**Aim:** Quote every line below exactly and skip any picture.

**Collected material:**

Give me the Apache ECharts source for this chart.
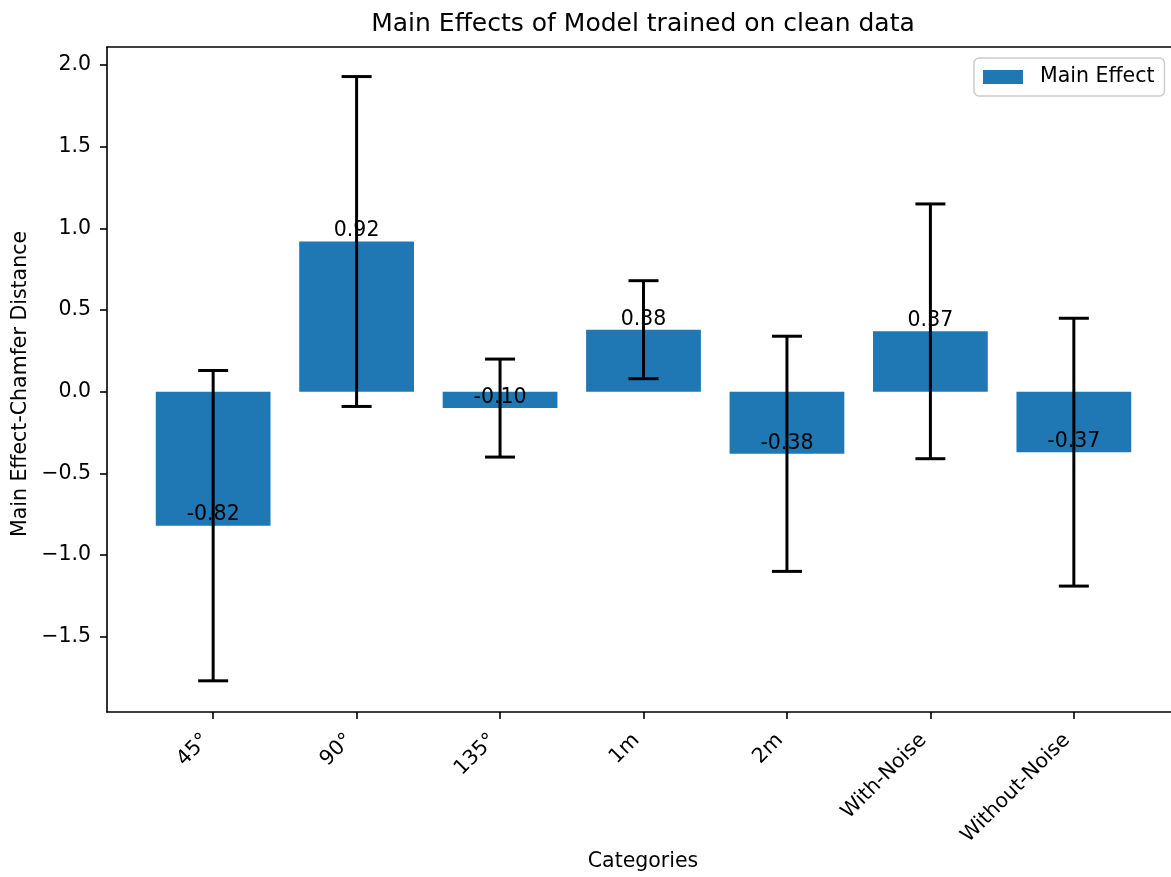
<!DOCTYPE html>
<html>
<head>
<meta charset="utf-8">
<script src="https://cdn.jsdelivr.net/npm/echarts@6/dist/echarts.min.js"></script>
<style>
  html, body { margin: 0; padding: 0; background: #fff; overflow: hidden; }
  #chart { width: 1171px; height: 877px; }
</style>
</head>
<body>
<div id="chart"></div>
<script>
// Factor levels and their main effects (with symmetric error bars)
const categories = ['45°', '90°', '135°', '1m', '2m', 'With-Noise', 'Without-Noise'];
const mainEffect = [-0.82, 0.92, -0.10, 0.38, -0.38, 0.37, -0.37];
const errorHalf = [0.95, 1.01, 0.30, 0.30, 0.72, 0.78, 0.82];
const yTicks = [-1.5, -1.0, -0.5, 0.0, 0.5, 1.0, 1.5, 2.0];

const FONT = 'DejaVu Sans';
const BLUE = '#1f77b4';
const SPINE = { color: '#000', width: 1.6 };

// Axis limits (matplotlib-style margins around the bars and error bars)
const xMin = -0.74, xMax = 6.74;
const yMin = -1.961, yMax = 2.111;

// Plot frame in pixels; the right edge of the axes runs past the canvas
const gridLeft = 107, gridTop = 47, gridWidth = 1073, gridHeight = 665;
const unitPx = gridWidth / (xMax - xMin);

const xIdx = categories.map((_, i) => i);
const barData = mainEffect.map((v, i) => [i, v]);
const errData = mainEffect.map((v, i) => [i, v, errorHalf[i]]);

const chart = echarts.init(document.getElementById('chart'), null, { renderer: 'canvas' });

chart.setOption({
  animation: false,
  backgroundColor: '#ffffff',
  textStyle: { fontFamily: FONT },
  grid: {
    left: gridLeft, top: gridTop, width: gridWidth, height: gridHeight,
    containLabel: false,
    outerBoundsMode: 'none',
    show: false
  },
  graphic: [
    {
      type: 'text', x: 643, y: 24,
      style: {
        text: 'Main Effects of Model trained on clean data',
        fontFamily: FONT, fontSize: 25, fill: '#000',
        align: 'center', verticalAlign: 'middle'
      }
    },
    {
      type: 'text', x: 643, y: 862,
      style: {
        text: 'Categories', fontFamily: FONT, fontSize: 20.5, fill: '#000',
        align: 'center', verticalAlign: 'middle'
      }
    },
    {
      type: 'text', x: 21, y: 384, rotation: Math.PI / 2,
      style: {
        text: 'Main Effect-Chamfer Distance', fontFamily: FONT, fontSize: 20.5, fill: '#000',
        align: 'center', verticalAlign: 'middle'
      }
    }
  ],
  legend: {
    data: ['Main Effect'],
    left: 974, top: 58,
    orient: 'horizontal',
    icon: 'rect',
    itemWidth: 40, itemHeight: 14,
    padding: [8, 10, 8, 9],
    backgroundColor: 'rgba(255,255,255,0.8)',
    borderColor: '#cccccc', borderWidth: 1.5, borderRadius: 5,
    textStyle: { fontFamily: FONT, fontSize: 20.5, color: '#000', lineHeight: 22, padding: [0, 0, 0, 12] },
    selectedMode: false
  },
  xAxis: [
    {
      type: 'value', min: xMin, max: xMax, position: 'bottom',
      splitLine: { show: false },
      axisLine: { show: true, onZero: false, lineStyle: SPINE },
      axisTick: {
        show: true, length: 7, lineStyle: SPINE,
        customValues: xIdx
      },
      axisLabel: {
        customValues: xIdx,
        rotate: 45, margin: 18,
        padding: [0, 10, 0, 0],
        fontFamily: FONT, fontSize: 20.5, color: '#000',
        formatter: v => categories[Math.round(v)]
      }
    },
    {
      // top spine only
      type: 'value', min: xMin, max: xMax, position: 'top',
      splitLine: { show: false },
      axisLine: { show: true, onZero: false, lineStyle: SPINE },
      axisTick: { show: false },
      axisLabel: { show: false }
    }
  ],
  yAxis: {
    type: 'value', min: yMin, max: yMax,
    splitLine: { show: false },
    axisLine: { show: true, onZero: false, lineStyle: SPINE },
    axisTick: {
      show: true, length: 7, lineStyle: SPINE,
      customValues: yTicks
    },
    axisLabel: {
      customValues: yTicks,
      margin: 16,
      fontFamily: FONT, fontSize: 20.5, color: '#000',
      formatter: v => v.toFixed(1).replace('-', '\u2212')
    }
  },
  series: [
    {
      name: 'Main Effect',
      type: 'bar',
      data: barData,
      barWidth: 0.8 * unitPx,
      itemStyle: { color: BLUE },
      z: 2
    },
    {
      name: 'errors',
      type: 'custom',
      data: errData,
      z: 3,
      renderItem: function (params, api) {
        const x = api.value(0), v = api.value(1), e = api.value(2);
        const top = api.coord([x, v + e]);
        const bot = api.coord([x, v - e]);
        const at = api.coord([x, v]);
        const cap = 15;
        const ls = { stroke: '#000', lineWidth: 3 };
        return {
          type: 'group',
          children: [
            { type: 'line', shape: { x1: top[0], y1: top[1], x2: bot[0], y2: bot[1] }, style: ls },
            { type: 'line', shape: { x1: top[0] - cap, y1: top[1], x2: top[0] + cap, y2: top[1] }, style: ls },
            { type: 'line', shape: { x1: bot[0] - cap, y1: bot[1], x2: bot[0] + cap, y2: bot[1] }, style: ls },
            {
              type: 'text', x: at[0], y: at[1],
              style: {
                text: v.toFixed(2), fontFamily: FONT, fontSize: 20.5, fill: '#000',
                align: 'center', verticalAlign: 'bottom'
              }
            }
          ]
        };
      }
    }
  ]
});
</script>
</body>
</html>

**Exercise solution:**
Give me the Apache ECharts source for this chart.
<!DOCTYPE html>
<html>
<head>
<meta charset="utf-8">
<script src="https://cdn.jsdelivr.net/npm/echarts@6/dist/echarts.min.js"></script>
<style>
  html, body { margin: 0; padding: 0; background: #fff; overflow: hidden; }
  #chart { width: 1171px; height: 877px; }
</style>
</head>
<body>
<div id="chart"></div>
<script>
// Factor levels and their main effects (with symmetric error bars)
const categories = ['45°', '90°', '135°', '1m', '2m', 'With-Noise', 'Without-Noise'];
const mainEffect = [-0.82, 0.92, -0.10, 0.38, -0.38, 0.37, -0.37];
const errorHalf = [0.95, 1.01, 0.30, 0.30, 0.72, 0.78, 0.82];
const yTicks = [-1.5, -1.0, -0.5, 0.0, 0.5, 1.0, 1.5, 2.0];

const FONT = 'DejaVu Sans';
const BLUE = '#1f77b4';
const SPINE = { color: '#000', width: 1.6 };

// Axis limits (matplotlib-style margins around the bars and error bars)
const xMin = -0.74, xMax = 6.74;
const yMin = -1.961, yMax = 2.111;

// Plot frame in pixels; the right edge of the axes runs past the canvas
const gridLeft = 107, gridTop = 47, gridWidth = 1073, gridHeight = 665;
const unitPx = gridWidth / (xMax - xMin);

const xIdx = categories.map((_, i) => i);
const barData = mainEffect.map((v, i) => [i, v]);
const errData = mainEffect.map((v, i) => [i, v, errorHalf[i]]);

const chart = echarts.init(document.getElementById('chart'), null, { renderer: 'canvas' });

chart.setOption({
  animation: false,
  backgroundColor: '#ffffff',
  textStyle: { fontFamily: FONT },
  grid: {
    left: gridLeft, top: gridTop, width: gridWidth, height: gridHeight,
    containLabel: false,
    outerBoundsMode: 'none',
    show: false
  },
  graphic: [
    {
      type: 'text', x: 643, y: 24,
      style: {
        text: 'Main Effects of Model trained on clean data',
        fontFamily: FONT, fontSize: 25, fill: '#000',
        align: 'center', verticalAlign: 'middle'
      }
    },
    {
      type: 'text', x: 643, y: 862,
      style: {
        text: 'Categories', fontFamily: FONT, fontSize: 20.5, fill: '#000',
        align: 'center', verticalAlign: 'middle'
      }
    },
    {
      type: 'text', x: 21, y: 384, rotation: Math.PI / 2,
      style: {
        text: 'Main Effect-Chamfer Distance', fontFamily: FONT, fontSize: 20.5, fill: '#000',
        align: 'center', verticalAlign: 'middle'
      }
    }
  ],
  legend: {
    data: ['Main Effect'],
    left: 974, top: 58,
    orient: 'horizontal',
    icon: 'rect',
    itemWidth: 40, itemHeight: 14,
    padding: [8, 10, 8, 9],
    backgroundColor: 'rgba(255,255,255,0.8)',
    borderColor: '#cccccc', borderWidth: 1.5, borderRadius: 5,
    textStyle: { fontFamily: FONT, fontSize: 20.5, color: '#000', lineHeight: 22, padding: [0, 0, 0, 12] },
    selectedMode: false
  },
  xAxis: [
    {
      type: 'value', min: xMin, max: xMax, position: 'bottom',
      splitLine: { show: false },
      axisLine: { show: true, onZero: false, lineStyle: SPINE },
      axisTick: {
        show: true, length: 7, lineStyle: SPINE,
        customValues: xIdx
      },
      axisLabel: {
        customValues: xIdx,
        rotate: 45, margin: 18,
        padding: [0, 10, 0, 0],
        fontFamily: FONT, fontSize: 20.5, color: '#000',
        formatter: v => categories[Math.round(v)]
      }
    },
    {
      // top spine only
      type: 'value', min: xMin, max: xMax, position: 'top',
      splitLine: { show: false },
      axisLine: { show: true, onZero: false, lineStyle: SPINE },
      axisTick: { show: false },
      axisLabel: { show: false }
    }
  ],
  yAxis: {
    type: 'value', min: yMin, max: yMax,
    splitLine: { show: false },
    axisLine: { show: true, onZero: false, lineStyle: SPINE },
    axisTick: {
      show: true, length: 7, lineStyle: SPINE,
      customValues: yTicks
    },
    axisLabel: {
      customValues: yTicks,
      margin: 16,
      fontFamily: FONT, fontSize: 20.5, color: '#000',
      formatter: v => v.toFixed(1).replace('-', '\u2212')
    }
  },
  series: [
    {
      name: 'Main Effect',
      type: 'bar',
      data: barData,
      barWidth: 0.8 * unitPx,
      itemStyle: { color: BLUE },
      z: 2
    },
    {
      name: 'errors',
      type: 'custom',
      data: errData,
      z: 3,
      renderItem: function (params, api) {
        const x = api.value(0), v = api.value(1), e = api.value(2);
        const top = api.coord([x, v + e]);
        const bot = api.coord([x, v - e]);
        const at = api.coord([x, v]);
        const cap = 15;
        const ls = { stroke: '#000', lineWidth: 3 };
        return {
          type: 'group',
          children: [
            { type: 'line', shape: { x1: top[0], y1: top[1], x2: bot[0], y2: bot[1] }, style: ls },
            { type: 'line', shape: { x1: top[0] - cap, y1: top[1], x2: top[0] + cap, y2: top[1] }, style: ls },
            { type: 'line', shape: { x1: bot[0] - cap, y1: bot[1], x2: bot[0] + cap, y2: bot[1] }, style: ls },
            {
              type: 'text', x: at[0], y: at[1],
              style: {
                text: v.toFixed(2), fontFamily: FONT, fontSize: 20.5, fill: '#000',
                align: 'center', verticalAlign: 'bottom'
              }
            }
          ]
        };
      }
    }
  ]
});
</script>
</body>
</html>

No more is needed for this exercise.